CERT-In's Cyber Security Directions of 28 April 2022 require covered organisations to report a cybersecurity incident within 6 hours of noticing it or being told about it.
Explanation
The answer is 6 hours because CERT-In's FAQ on the Cyber Security Directions of 28 April 2022 says that a cyber incident must be reported to CERT-In within 6 hours of the organisation noticing the incident or being brought to notice about it. The same official FAQ places this requirement within a wider compliance framework for service providers, intermediaries, data centres, body corporates and government organisations, covering incident reporting, ICT-system logs, subscriber or customer information, and KYC records for data centres, VPS providers, cloud services, VPN service providers and virtual-asset service providers. Logs also had to be maintained for 5 years.
Why the other options are wrong
- (B) 72 hours is too late because the CERT-In FAQ fixes the reporting clock at 6 hours from noticing the incident or being informed about it.
- (C) 1 week is not compatible with the 2022 CERT-In direction, which treated cyber-incident reporting as a near-immediate 6-hour obligation.

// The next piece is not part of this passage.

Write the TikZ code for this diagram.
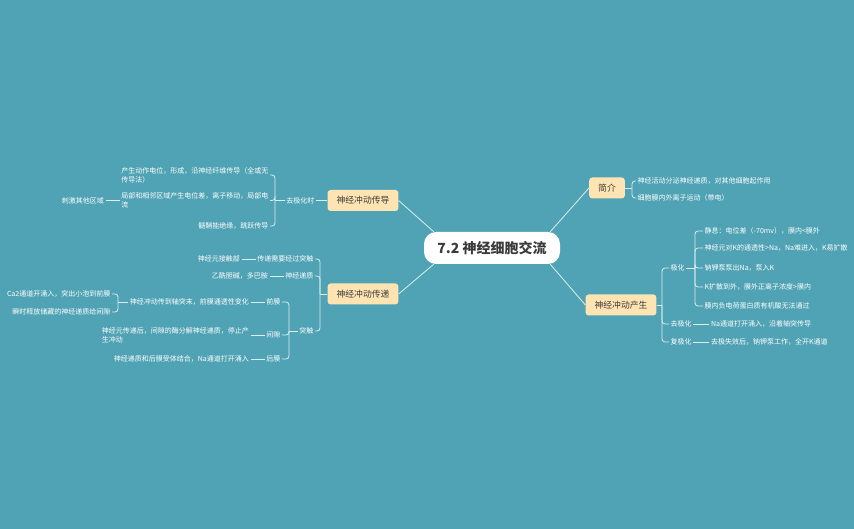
\documentclass[tikz,border=0pt]{standalone}
\usepackage{fontspec}
\setmainfont{Noto Sans CJK SC}
\usetikzlibrary{positioning}
\definecolor{bgcol}{HTML}{50A3B4}
\definecolor{topicfill}{HTML}{FFE4B3}
\definecolor{topictext}{HTML}{3B3B3B}
\definecolor{linecol}{HTML}{DCEEF1}

\begin{document}
\begin{tikzpicture}[
    x=1pt, y=-1pt,
    root/.style={rectangle, fill=white, rounded corners=12pt, minimum width=136pt, minimum height=32pt, font=\fontsize{14}{16}\selectfont\bfseries, text=topictext},
    topic/.style={rectangle, fill=topicfill, rounded corners=3pt, minimum height=21pt, inner xsep=9pt, font=\fontsize{8.8}{10}\selectfont, text=topictext},
    leaf/.style={inner sep=1.5pt, align=left, text=white, font=\fontsize{7}{9}\selectfont},
    link/.style={draw=linecol, line width=0.8pt},
    branch/.style={link, rounded corners=3pt}
]
% Background
\fill[bgcol] (0,0) rectangle (854,529);
\useasboundingbox (0,0) rectangle (854,529);

% Root and main topics
\node[root] (root) at (492,248) {7.2 神经细胞交流};
\node[topic] (intro) at (607,188) {简介};
\node[topic] (origin) at (621,305) {神经冲动产生};
\node[topic] (conduct) at (363,200.5) {神经冲动传导};
\node[topic] (transmit) at (363,294) {神经冲动传递};

% Intro
\coordinate (introfork) at (632,188);
\node[leaf, anchor=west] (intro1) at (636,181) {神经活动分泌神经递质，对其他细胞起作用};
\node[leaf, anchor=west] (intro2) at (636,198) {细胞膜内外离子运动（带电）};

% Origin
\coordinate (originfork) at (662,305);
\node[leaf, anchor=west] (polar) at (669,268) {极化};
\node[leaf, anchor=west] (depolar) at (669,324) {去极化};
\node[leaf, anchor=west] (repolar) at (669,342) {复极化};
\node[leaf, right=16pt of depolar] (depolar1) {Na通道打开涌入，沿着轴突传导};
\node[leaf, right=16pt of repolar] (repolar1) {去极失效后，钠钾泵工作，全开K通道};
\coordinate (polarfork) at (695,268);
\node[leaf, anchor=west] (polar1) at (703,231) {静息：电位差（-70mv），膜内<膜外};
\node[leaf, anchor=west] (polar2) at (703,248) {神经元对K的通透性>Na，Na难进入，K易扩散};
\node[leaf, anchor=west] (polar3) at (703,268) {钠钾泵泵出Na，泵入K};
\node[leaf, anchor=west] (polar4) at (703,287) {K扩散到外，膜外正离子浓度>膜内};
\node[leaf, anchor=west] (polar5) at (703,306) {膜内负电荷蛋白质有机酸无法通过};

% Conduction
\node[leaf, anchor=east] (depol) at (316,200.5) {去极化时};
\coordinate (depolfork) at (275,200.5);
\node[leaf, anchor=east] (cond1) at (270,175) {产生动作电位，形成，沿神经纤维传导（全或无\\传导法）};
\node[leaf, anchor=east] (cond2) at (270,200.5) {局部和相邻区域产生电位差，离子移动，局部电\\流};
\node[leaf, anchor=east] (cond3) at (270,226) {髓鞘能绝缘，跳跃传导};
\node[leaf, left=14pt of cond2] (cond2a) {刺激其他区域};

% Transmission
\coordinate (transfork) at (320,294);
\node[leaf, anchor=east] (trans1) at (315,259) {传递需要经过突触};
\node[leaf, left=14pt of trans1] (trans1a) {神经元接触部};
\node[leaf, anchor=east] (trans2) at (315,276) {神经递质};
\node[leaf, left=14pt of trans2] (trans2a) {乙酰胆碱，多巴胺};
\node[leaf, anchor=east] (synapse) at (315,331) {突触};
\coordinate (synfork) at (289,331);
\node[leaf, anchor=east] (pre) at (282,302) {前膜};
\node[leaf, left=14pt of pre] (pre1) {神经冲动传到轴突末，前膜通透性变化};
\coordinate (prefork) at (118,302);
\node[leaf, anchor=east] (pre1a) at (112,294) {Ca2通道开涌入，突出小泡到前膜};
\node[leaf, anchor=east] (pre1b) at (112,312) {瞬时释放储藏的神经递质给间隙};
\node[leaf, anchor=east] (cleft) at (282,335) {间隙};
\node[leaf, left=14pt of cleft] (cleft1) {神经元传递后，间隙的酶分解神经递质，停止产\\生冲动};
\node[leaf, anchor=east] (post) at (282,359) {后膜};
\node[leaf, left=14pt of post] (post1) {神经递质和后膜受体结合，Na通道打开涌入};

% Connectors from root
\draw[link] ([xshift=-10pt]root.north east) -- (intro.west);
\draw[link] ([xshift=-10pt]root.south east) -- (origin.west);
\draw[link] ([xshift=10pt]root.north west) -- (conduct.east);
\draw[link] ([xshift=10pt]root.south west) -- (transmit.east);

% Right brackets
\draw[link] (intro.east) -- (introfork);
\foreach \n in {intro1,intro2} \draw[branch] (introfork) |- (\n.west);
\draw[link] (origin.east) -- (originfork);
\foreach \n in {polar,depolar,repolar} \draw[branch] (originfork) |- (\n.west);
\draw[link] (polar.east) -- (polarfork);
\foreach \n in {polar1,polar2,polar3,polar4,polar5} \draw[branch] (polarfork) |- (\n.west);
\draw[link] (depolar) -- (depolar1);
\draw[link] (repolar) -- (repolar1);

% Left brackets
\draw[link] (conduct.west) -- (depol.east);
\draw[link] (depol.west) -- (depolfork);
\foreach \n in {cond1,cond2,cond3} \draw[branch] (depolfork) |- (\n.east);
\draw[link] (cond2) -- (cond2a);
\draw[link] (transmit.west) -- (transfork);
\foreach \n in {trans1,trans2,synapse} \draw[branch] (transfork) |- (\n.east);
\draw[link] (trans1) -- (trans1a);
\draw[link] (trans2) -- (trans2a);
\draw[link] (synapse.west) -- (synfork);
\foreach \n in {pre,cleft,post} \draw[branch] (synfork) |- (\n.east);
\draw[link] (pre) -- (pre1);
\draw[link] (cleft) -- (cleft1);
\draw[link] (post) -- (post1);
\draw[link] (pre1.west) -- (prefork);
\foreach \n in {pre1a,pre1b} \draw[branch] (prefork) |- (\n.east);
\end{tikzpicture}
\end{document}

- (D) 24 hours overstates the permitted delay; the official FAQ specifies a 6-hour reporting window, not a one-day window.
Concept
This tests cyber security governance under Science and Technology, especially statutory incident-reporting duties under CERT-In. RAS repeats such questions because digital governance rules connect current affairs, internal security and administrative compliance.